Wednesday, May 01, 2002
A long, complex, frustrating and interesting piece from Michael Novak in National Review Online on the subject of the Catholic pedophilia scandals and liberal Catholicism. Most of the piece is devoted to an attack on the liberals, an attack largely unmoored from any discussion of the actual scandals and what they might say about the state of the church. I think he's right that the liberal attack is mostly a non-sequitur. But I also think that the conservative attack (that it's all the fault of gay priests) is worse than a non-sequitur; it's a non-sequitur wedded to a calumny. To his great credit, Novak recognizes this:
It is wrong, too, to blame homosexuality. I have no doubt that some of these criminals were heterosexual men, who in some internal desperation and need for the safest, least complicated involvement, sick with their own untamed needs, and lacking the strength of a vigorous supporting community, prayer life, and fiery love for God, simply abused the most helpless victims nearest them. They weren't moved by "homosexual" urges, I imagine, in their desperate loneliness. (Andrew Sullivan recently reprinted an online letter describing one such instance; accounts from treatment centers for fallen priests confirm the intuition.) They simply needed release. They were not mature enough to take thought for the consent, the good, the freedom, and the respect of the other as other. There may be a few homosexual weaklings among them, but there are certainly heterosexual ones.

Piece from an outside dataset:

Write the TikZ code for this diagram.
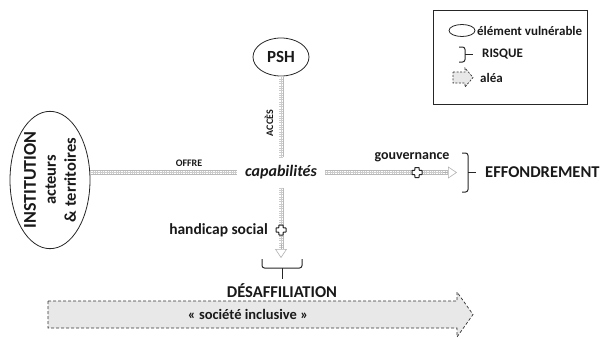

He devotes a subtantial portion of the article to a defense of Pope John Paul II's teachings on sexuality. This is very moving, but problematic, in that he stresses the surprising degree of understanding of human sexuality that the pope evinces, and implies that most celibates would not be so sensitive. The really undercuts his larger argument, as Wojtyla will not live forever, and, by his own argument, the next pope is likely to be less feeling in these matters. That's Andrew Sullivan's main argument for how mandatory celibacy plays into the current scandals: not that celibacy is necessarily unhealthy or that celibates are warped, but that celibates are uniquely unsuited to policing sexual crimes because they may not have an emotional and informed understanding of healthy sexuality.
His other key point is the following:
The problem with the "progressive" reading of the present crisis, to return to that theme, is its utter chutzpah, like the man who has just murdered his parents pleading for mercy because he is an orphan. Consider simply the first plank of the "progressive" project: Cede more power to the national conferences of bishops, and diminish the papacy. Holy Toledo! The failure of the U.S. bishops to be good shepherds is precisely why the pope had finally to step in April 16, summon them to Rome, and let them taste the disdain of their peers from around the world.
That's a good point, but it obscures the key charge against the clerisy: that it covered up the scandals out of concern for their reputations and the reputation of the Church, and that these things mattered more to them than their duty to their flock. It's fair to say that diminishing the papacy is not really a response to the problem of clericism, but the heirarchical nature of the Catholic Church may indeed be part of the problem, in that heirarchies are inherently self-preserving. Moreover, it's far from clear at this point that the pope issued the kind of dressing-down to Law and the other American cardinals that Novak assumes he did.
Novak is one of the more interesting faithful Catholics out there writing about their faith. I'm still thinking about his argument here. But it is ultimately frustrating because of its defensiveness. Novak is comfortable taking apart the liberals' arguments. He's less comfortable confronting the rot within the conservative heirarchy, and so he ultimately has little to say that could reform his Church.